En revanche, cela n’a pas été le cas pour les pays qui comptent sur le plan militaire. Pour la Pologne, qui entend investir massivement pour moderniser ses forces armées, cette idée est « très risquée ». Au Royaume-Uni, la réponse a été rapide, cinglante et sans surprise. « Notre position est claire comme du cristal : la défense est une compétence nationale et ne relève pas de l’Union européenne. Et il n’y a aucune perspective pour que notre position change.
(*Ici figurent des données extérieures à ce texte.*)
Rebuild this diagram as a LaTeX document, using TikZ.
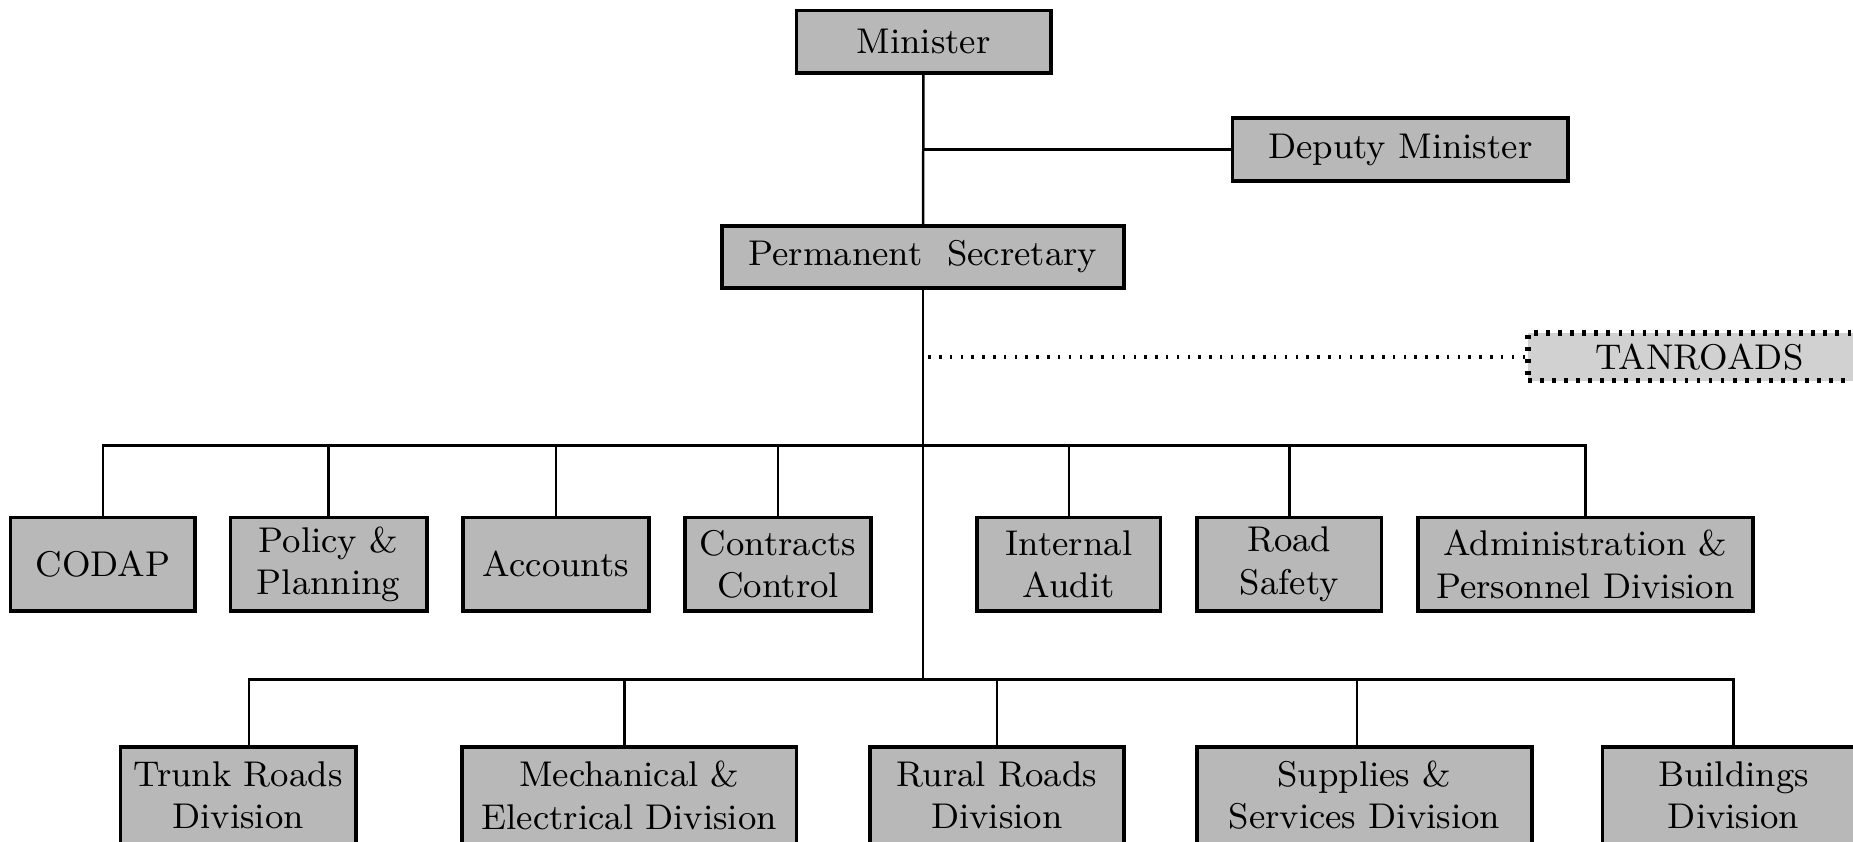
\documentclass[tikz,border=0pt]{standalone}
\usepackage{tikz}

\begin{document}
\begin{tikzpicture}[x=0.01cm,y=-0.01cm,
    office/.style={draw=black,line width=0.9pt,fill=black!28,rectangle,align=center,
        inner sep=1pt,font=\fontsize{8.6}{10.2}\selectfont},
    agency/.style={office,dotted,line width=1.4pt,fill=black!18},
    link/.style={line width=0.6pt}]
    \useasboundingbox (0,0) rectangle (1568,712);
    \clip (0,0) rectangle (1568,712);

    % top of the ministry
    \node[office,minimum width=2.15cm,minimum height=0.53cm] (minister) at (781.5,35.5) {Minister};
    \node[office,minimum width=2.84cm,minimum height=0.53cm] (deputy) at (1185,126.5) {Deputy Minister};
    \node[office,minimum width=3.40cm,minimum height=0.53cm] (ps) at (781,217.5) {Permanent\ \ Secretary};
    \node[agency,minimum width=2.90cm,minimum height=0.40cm] (tanroads) at (1438,302) {TANROADS};

    % units
    \node[office,minimum width=1.56cm,minimum height=0.79cm] (codap) at (87,477.5) {CODAP};
    \node[office,minimum width=1.66cm,minimum height=0.79cm] (policy) at (278,477.5) {Policy \&\\Planning};
    \node[office,minimum width=1.57cm,minimum height=0.79cm] (accounts) at (470.5,477.5) {Accounts};
    \node[office,minimum width=1.57cm,minimum height=0.79cm] (contracts) at (658.5,477.5) {Contracts\\Control};
    \node[office,minimum width=1.55cm,minimum height=0.79cm] (audit) at (904.5,477.5) {Internal\\Audit};
    \node[office,minimum width=1.56cm,minimum height=0.79cm] (safety) at (1091,477.5) {Road\\Safety};
    \node[office,minimum width=2.83cm,minimum height=0.79cm] (admin) at (1341.5,477.5) {Administration \&\\Personnel Division};

    % divisions
    \node[office,minimum width=1.99cm,minimum height=0.82cm] (trunk) at (201.5,673) {Trunk Roads\\Division};
    \node[office,minimum width=2.83cm,minimum height=0.82cm] (mech) at (532.5,673) {Mechanical \&\\Electrical Division};
    \node[office,minimum width=2.15cm,minimum height=0.82cm] (rural) at (843.5,673) {Rural Roads\\Division};
    \node[office,minimum width=2.83cm,minimum height=0.82cm] (supplies) at (1154.5,673) {Supplies \&\\Services Division};
    \node[office,minimum width=2.22cm,minimum height=0.82cm] (buildings) at (1467,673) {Buildings\\Division};

    \coordinate (busA) at (781,377);
    \coordinate (busB) at (781,575);

    \draw[link] (minister) -- (ps);
    \draw[link] (deputy.west) -- (deputy.west -| minister.south);
    \draw[link] (ps) -- (busB);
    \draw[link,dotted,line width=0.8pt] (tanroads.west) -- (tanroads.west -| ps.south);

    \foreach \n in {codap,policy,accounts,contracts,audit,safety,admin}{
        \draw[link] (\n.north) |- (busA);
    }
    \foreach \n/\dx in {trunk/0.09,mech/-0.04,rural/0,supplies/-0.06,buildings/0}{
        \draw[link] ([xshift=\dx cm]\n.north) |- (busB);
    }
\end{tikzpicture}
\end{document}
Il n’est pas question d’une armée européenne », a déclaré un porte-parole du gouvernement britannique.

En France, le ministre de la Défense, Jean-Yves Le Drian, ne l’a même pas abordée au cours de son allocution prononcée lors de sa conférence de presse du 11 mars. Pourtant, il a bel et bien parlé des affaires européennes… Mais pour bien en appeler à un partage du fardeau de la sécurité entre les 28.
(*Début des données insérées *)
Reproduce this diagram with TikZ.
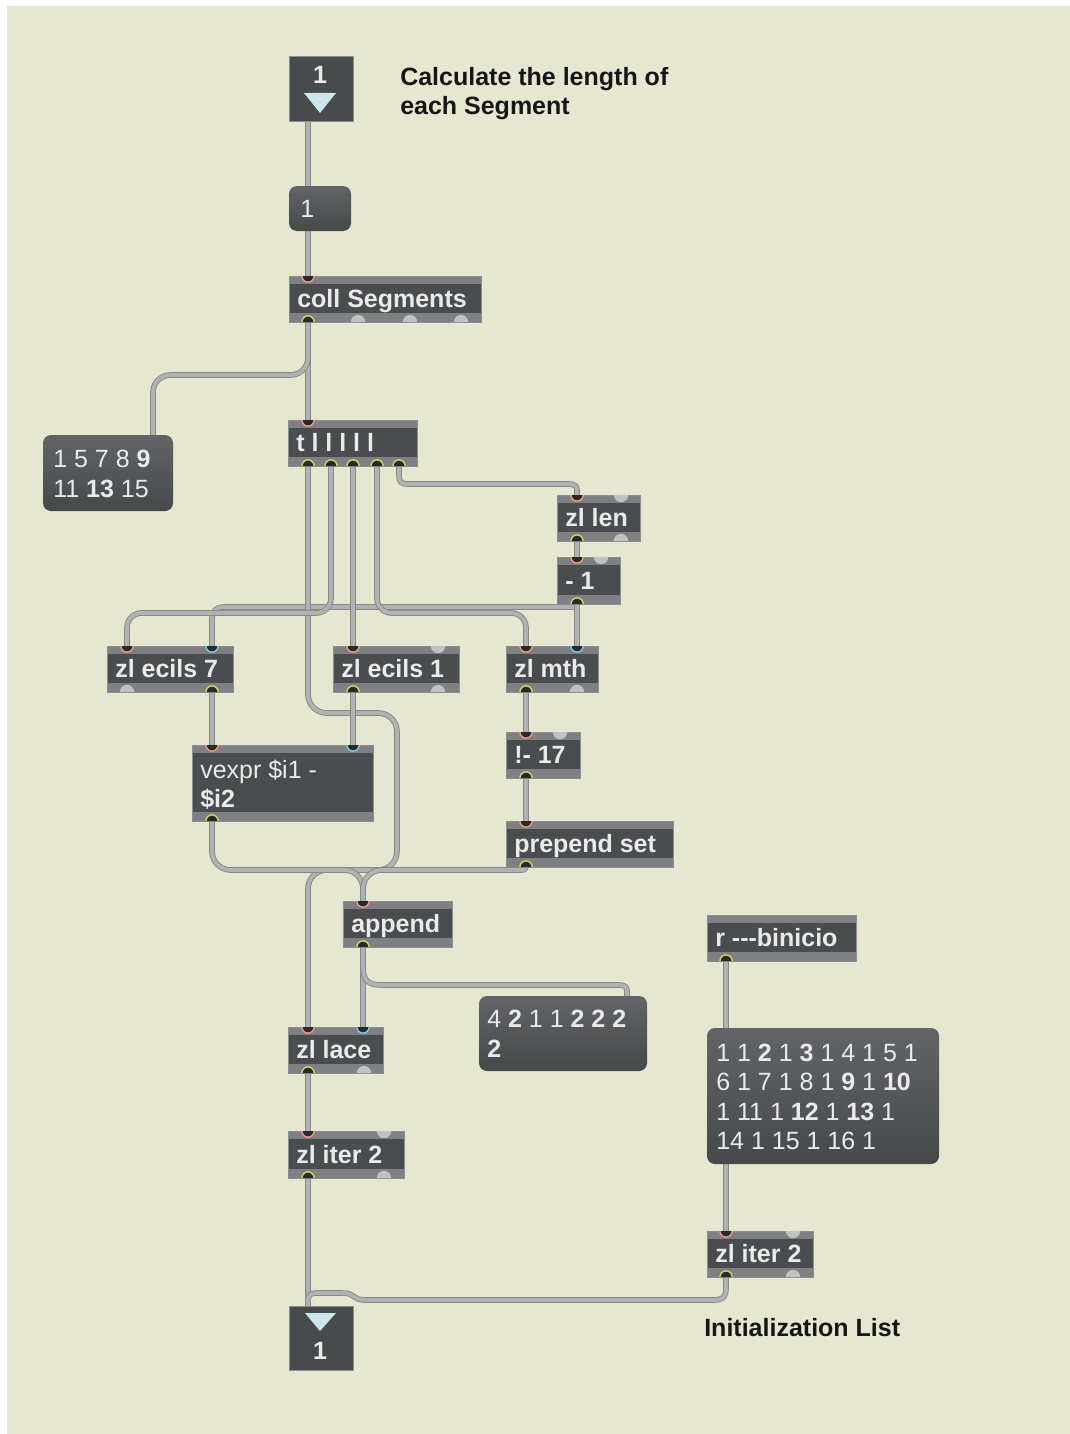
\documentclass[tikz,border=0pt]{standalone}
\usepackage{fontspec}
\setmainfont{Liberation Sans}
\usetikzlibrary{fit}

\pgfdeclarelayer{back}
\pgfdeclarelayer{cords}
\pgfsetlayers{back,cords,main}

\definecolor{patchbg}{RGB}{229,231,208}
\definecolor{objbody}{RGB}{74,77,77}
\definecolor{objstrip}{RGB}{126,128,132}
\definecolor{objedge}{RGB}{140,142,146}
\definecolor{objtext}{RGB}{234,234,234}
\definecolor{msgtop}{RGB}{98,100,102}
\definecolor{msgbot}{RGB}{70,73,74}
\definecolor{numbody}{RGB}{72,75,75}
\definecolor{cordedge}{RGB}{136,136,136}
\definecolor{cordfill}{RGB}{178,178,178}
\definecolor{hotc}{RGB}{236,150,132}
\definecolor{coldc}{RGB}{120,200,226}
\definecolor{outc}{RGB}{206,208,96}
\definecolor{portdark}{RGB}{40,42,42}
\definecolor{unusedc}{RGB}{192,193,196}
\definecolor{tric}{RGB}{205,230,236}
\definecolor{notec}{RGB}{22,22,22}

% object box: name, left, top, right, bottom, text
\newcommand\maxobj[6]{%
  \node[inner sep=0pt, fit={(#2,#3) (#4,#5)}] (#1) {};
  \fill[objbody] (#2,#3) rectangle (#4,#5);
  \fill[objstrip] (#2,#3) rectangle (#4,#3+8);
  \fill[objstrip] (#2,#5-9) rectangle (#4,#5);
  \draw[objedge, line width=0.5pt] (#2,#3) rectangle (#4,#5);
  \node[objtxt] (#1-txt) at ({#2+8},{(#3+#5)/2+8.5}) {#6};
}
% message box: name, left, top, right, bottom
\newcommand\msgbox[5]{%
  \node[inner sep=0pt, fit={(#2,#3) (#4,#5)}] (#1) {};
  \shade[top color=msgtop, bottom color=msgbot, rounded corners=6pt] (#2,#3) rectangle (#4,#5);
}
% live inlet: name, x, y, colour
\newcommand\inport[4]{%
  \coordinate (#1) at (#2,#3);
  \fill[portdark] (#2-6.1,#3) arc[start angle=180,end angle=360,radius=4.6pt] -- cycle;
  \draw[#4, line width=1.1pt] (#2-6.1,#3) arc[start angle=180,end angle=360,radius=4.6pt];
}
% live outlet: name, x, y
\newcommand\outport[3]{%
  \coordinate (#1) at (#2,#3);
  \fill[portdark] (#2-6.1,#3) arc[start angle=180,end angle=0,radius=4.6pt] -- cycle;
  \draw[outc, line width=1.1pt] (#2-6.1,#3) arc[start angle=180,end angle=0,radius=4.6pt];
}
% unconnected inlet / outlet
\newcommand\deadin[2]{\fill[unusedc] (#1-7.2,#2) arc[start angle=180,end angle=360,radius=5.4pt] -- cycle;}
\newcommand\deadout[2]{\fill[unusedc] (#1-7.2,#2) arc[start angle=180,end angle=0,radius=5.4pt] -- cycle;}

\begin{document}
\begin{tikzpicture}[x=0.75pt, y=-0.75pt,
  objtxt/.style={text=objtext, font=\bfseries\fontsize{18.75}{22}\selectfont, inner sep=0pt, anchor=base west},
  msgtxt/.style={text=objtext, font=\fontsize{18.75}{22}\selectfont, inner sep=0pt, anchor=base west},
  numtxt/.style={text=objtext, font=\bfseries\fontsize{18.75}{22}\selectfont, inner sep=0pt, anchor=base},
  note/.style={text=notec, font=\bfseries\fontsize{18.75}{22}\selectfont, inner sep=0pt, anchor=base west},
  cord/.style={draw=cordedge, line width=0.7pt, double=cordfill, double distance=2.8pt, line join=round}]

\useasboundingbox (0,0) rectangle (1070,1434);
\begin{pgfonlayer}{back}
  \fill[white] (0,0) rectangle (1070,1434);
  \fill[patchbg] (7,6) rectangle (1070,1434);
\end{pgfonlayer}

% ---------- comments ----------
\node[note] (noteA1) at (400,86) {Calculate the length of};
\node[note] (noteA2) at (400,115) {each Segment};
\node[note] (noteB) at (704,1336) {Initialization List};

% ---------- number boxes ----------
\node[inner sep=0pt, fit={(289,56) (353,121)}] (numT) {};
\filldraw[fill=numbody, draw=objedge, line width=0.5pt] (289,56) rectangle (353,121);
\node[numtxt] (numT-txt) at (320,84) {1};
\fill[tric] (304,93) -- (336,93) -- (320,113) -- cycle;
\coordinate (numT-out) at (308,121);

\node[inner sep=0pt, fit={(289,1306) (353,1370)}] (numB) {};
\filldraw[fill=numbody, draw=objedge, line width=0.5pt] (289,1306) rectangle (353,1370);
\fill[tric] (305,1313) -- (336,1313) -- (320,1331) -- cycle;
\node[numtxt] (numB-txt) at (320,1359) {1};
\coordinate (numB-in) at (308,1306);

% ---------- message boxes ----------
\msgbox{msg1}{289}{186}{351}{231}
\node[msgtxt] (msg1-txt) at (300,217) {1};
\coordinate (msg1-in) at (308,186);
\coordinate (msg1-out) at (308,231);

\msgbox{msgA}{43}{435}{173}{511}
\node[msgtxt] (msgA-1) at (53,467) {1 5 7 8 \textbf{9}};
\node[msgtxt] (msgA-2) at (53,497) {11 \textbf{13} 15};
\coordinate (msgA-in) at (153,435);

\msgbox{msgB}{479}{996}{647}{1071}
\node[msgtxt] (msgB-1) at (487,1027) {4 \textbf{2} 1 1 \textbf{2 2 2}};
\node[msgtxt] (msgB-2) at (487,1057) {\textbf{2}};
\coordinate (msgB-in) at (627,996);

\msgbox{msgC}{707}{1028}{939}{1164}
\node[msgtxt] (msgC-1) at (716,1061) {1 1 \textbf{2} 1 \textbf{3} 1 4 1 5 1};
\node[msgtxt] (msgC-2) at (716,1090) {6 1 7 1 8 1 \textbf{9} 1 \textbf{10}};
\node[msgtxt] (msgC-3) at (716,1120) {1 11 1 \textbf{12} 1 \textbf{13} 1};
\node[msgtxt] (msgC-4) at (716,1149) {14 1 15 1 16 1};
\coordinate (msgC-in) at (726,1028);
\coordinate (msgC-out) at (726,1164);

% ---------- objects ----------
\maxobj{coll}{289}{276}{481}{322}{coll Segments}
\inport{coll-i0}{308}{276}{hotc}
\outport{coll-o0}{308}{322}
\deadout{358}{322}\deadout{410}{322}\deadout{461}{322}

\maxobj{trig}{288}{420}{417}{466}{t l l l l l}
\inport{trig-i0}{308}{420}{hotc}
\outport{trig-o0}{308}{466}
\outport{trig-o1}{331}{466}
\outport{trig-o2}{353}{466}
\outport{trig-o3}{377}{466}
\outport{trig-o4}{399}{466}

\maxobj{zllen}{557}{495}{640}{541}{zl len}
\inport{zllen-i0}{577}{495}{hotc}
\deadin{621}{495}
\outport{zllen-o0}{577}{541}
\deadout{621}{541}

\maxobj{minus}{557}{557}{620}{604}{- 1}
\inport{minus-i0}{577}{557}{hotc}
\deadin{601}{557}
\outport{minus-o0}{577}{604}

\maxobj{ecilsA}{107}{646}{233}{692}{zl ecils 7}
\inport{ecilsA-i0}{127}{646}{hotc}
\inport{ecilsA-i1}{212}{646}{coldc}
\deadout{127}{692}
\outport{ecilsA-o1}{212}{692}

\maxobj{ecilsB}{333}{646}{459}{692}{zl ecils 1}
\inport{ecilsB-i0}{353}{646}{hotc}
\deadin{438}{646}
\outport{ecilsB-o0}{353}{692}
\deadout{438}{692}

\maxobj{mth}{506}{646}{598}{692}{zl mth}
\inport{mth-i0}{526}{646}{hotc}
\inport{mth-i1}{577}{646}{coldc}
\outport{mth-o0}{526}{692}
\deadout{577}{692}

\maxobj{rminus}{506}{732}{580}{778}{!- 17}
\inport{rminus-i0}{526}{732}{hotc}
\deadin{560}{732}
\outport{rminus-o0}{526}{778}

\maxobj{vexpr}{192}{745}{373}{821}{}
\node[msgtxt] (vexpr-1) at (200,778) {vexpr \$i1 -};
\node[objtxt] (vexpr-2) at (200,807) {\$i2};
\inport{vexpr-i0}{212}{745}{hotc}
\inport{vexpr-i1}{353}{745}{coldc}
\outport{vexpr-o0}{212}{821}

\maxobj{prepend}{506}{821}{673}{867}{prepend set}
\inport{prepend-i0}{526}{821}{hotc}
\outport{prepend-o0}{526}{867}

\maxobj{append}{343}{901}{452}{947}{append}
\inport{append-i0}{363}{901}{hotc}
\outport{append-o0}{363}{947}

\maxobj{lace}{288}{1027}{383}{1073}{zl lace}
\inport{lace-i0}{308}{1027}{hotc}
\inport{lace-i1}{363}{1027}{coldc}
\outport{lace-o0}{308}{1073}
\deadout{364}{1073}

\maxobj{rcv}{707}{915}{856}{961}{r {-}{-}{-}binicio}
\outport{rcv-o0}{726}{961}

\maxobj{iterL}{288}{1131}{404}{1178}{zl iter 2}
\inport{iterL-i0}{308}{1131}{hotc}
\deadin{384}{1131}
\outport{iterL-o0}{308}{1178}
\deadout{384}{1178}

\maxobj{iterR}{707}{1231}{813}{1277}{zl iter 2}
\inport{iterR-i0}{726}{1231}{hotc}
\deadin{793}{1231}
\outport{iterR-o0}{726}{1277}
\deadout{793}{1277}

% ---------- patch cords ----------
\begin{pgfonlayer}{cords}
\draw[cord] (numT-out) -- (msg1-in);
\draw[cord] (msg1-out) -- (coll-i0);
\draw[cord] (coll-o0) -- (trig-i0);
\draw[cord, rounded corners=13pt] (coll-o0) -- (308,375) -- (153,375) -- (msgA-in);

\draw[cord] (trig-o4) -- (399,475) .. controls (399,482) and (401,484) .. (408,484)
  -- (568,484) .. controls (575,484) and (577,486) .. (577,490) -- (zllen-i0);
\draw[cord] (zllen-o0) -- (minus-i0);
\draw[cord] (minus-o0) .. controls (577,607) and (575,607) .. (570,607)
  [rounded corners=8pt] -- (212,607) -- (ecilsA-i1);
\draw[cord] (minus-o0) -- (mth-i1);

\draw[cord, rounded corners=14pt] (trig-o0) -- (308,713) -- (397,713) -- (397,870) -- (308,870) -- (lace-i0);
\draw[cord, rounded corners=11pt] (trig-o1) -- (331,613) -- (127,613) -- (ecilsA-i0);
\draw[cord] (trig-o2) -- (ecilsB-i0);
\draw[cord, rounded corners=11pt] (trig-o3) -- (377,613) -- (526,613) -- (mth-i0);

\draw[cord] (ecilsA-o1) -- (vexpr-i0);
\draw[cord] (ecilsB-o0) -- (vexpr-i1);
\draw[cord] (mth-o0) -- (rminus-i0);
\draw[cord] (rminus-o0) -- (prepend-i0);

\draw[cord, rounded corners=14pt] (vexpr-o0) -- (212,870) -- (363,870) -- (append-i0);
\draw[cord] (prepend-o0) .. controls (526,870) and (524,870) .. (519,870)
  [rounded corners=14pt] -- (363,870) -- (append-i0);

\draw[cord] (append-o0) -- (lace-i1);
\draw[cord] (append-o0) -- (363,967) .. controls (363,980) and (368,985) .. (381,985)
  -- (619,985) .. controls (625,985) and (627,987) .. (627,991) -- (msgB-in);

\draw[cord] (lace-o0) -- (iterL-i0);
\draw[cord] (iterL-o0) -- (numB-in);
\draw[cord] (rcv-o0) -- (msgC-in);
\draw[cord] (msgC-out) -- (iterR-i0);
\draw[cord] (iterR-o0) -- (726,1288) .. controls (726,1297) and (723,1300) .. (714,1300)
  -- (365,1300) .. controls (352,1300) and (356,1293) .. (342,1293)
  -- (316,1293) .. controls (310,1293) and (308,1296) .. (308,1300) -- (numB-in);
\end{pgfonlayer}
\end{tikzpicture}
\end{document}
« Nous sommes vingt-huit Etats au sein de l’Union européenne, mais combien sommes-nous à prendre réellement part à la résolution des crises dans notre voisinage? Je l’ai dit à Riga, je veux le redire ici : je considère que le fardeau de la sécurité européenne n’est pas équitablement réparti. La France continuera à prendre ses responsabilités, mais nous attendons que nos partenaires soient également au rendez-vous, car il s’agit de notre sécurité collective », a-t-il affirmé. « Nous nous sommes fixés dans le cadre de l’Otan un objectif de dépense de défense de 2 % du produit intérieur brut ; la plupart des Européens en sont trop éloignés », a-t-il aussi souligné.

Aussi, la France demandera lors du Conseil européen de juin prochain, qui sera largement consacré aux questions de défense, « l’exclusion des dépenses engagées au titre des opérations extérieures dans le calcul des déficits publics européens » car, pour M. Le Drian, c’est un « un débat légitime, parce que lorsque la France s’engage au Sahel, au Levant, elle intervient au profit de la sécurité de tous les Européens ». En outre, pour le ministre « plus la France a d’alliés, plus sa voix est forte à travers le monde ».

Cela étant, M. Le Drian s’était déjà montré très critique sur cette idée d’armée européenne. « L’Europe de la Défense, ce n’est pas l’Europe militaire. Il faudrait d’abord une Europe politique, ce qui n’est pas à l’agenda », avait-il dit en février 2013.

« L’Europe de la Défense, c’est la mise en commun de certains moyens de défense, c’est l’industrie de défense, un certain nombre d’actions communes (…) Elle ne se fait pas de manière incantatoire », avait encore fait valoir M. Le Drian. « Quand l’Europe de la Défense aura la capacité d’intervenir immédiatement, ce sera dans 150 ans! Il faudrait que l’Europe ait un gouvernement unifié, une assemblée européenne et une autorité militaire communes. Je ne sais pas si on verra ça », avait-il aussi dit.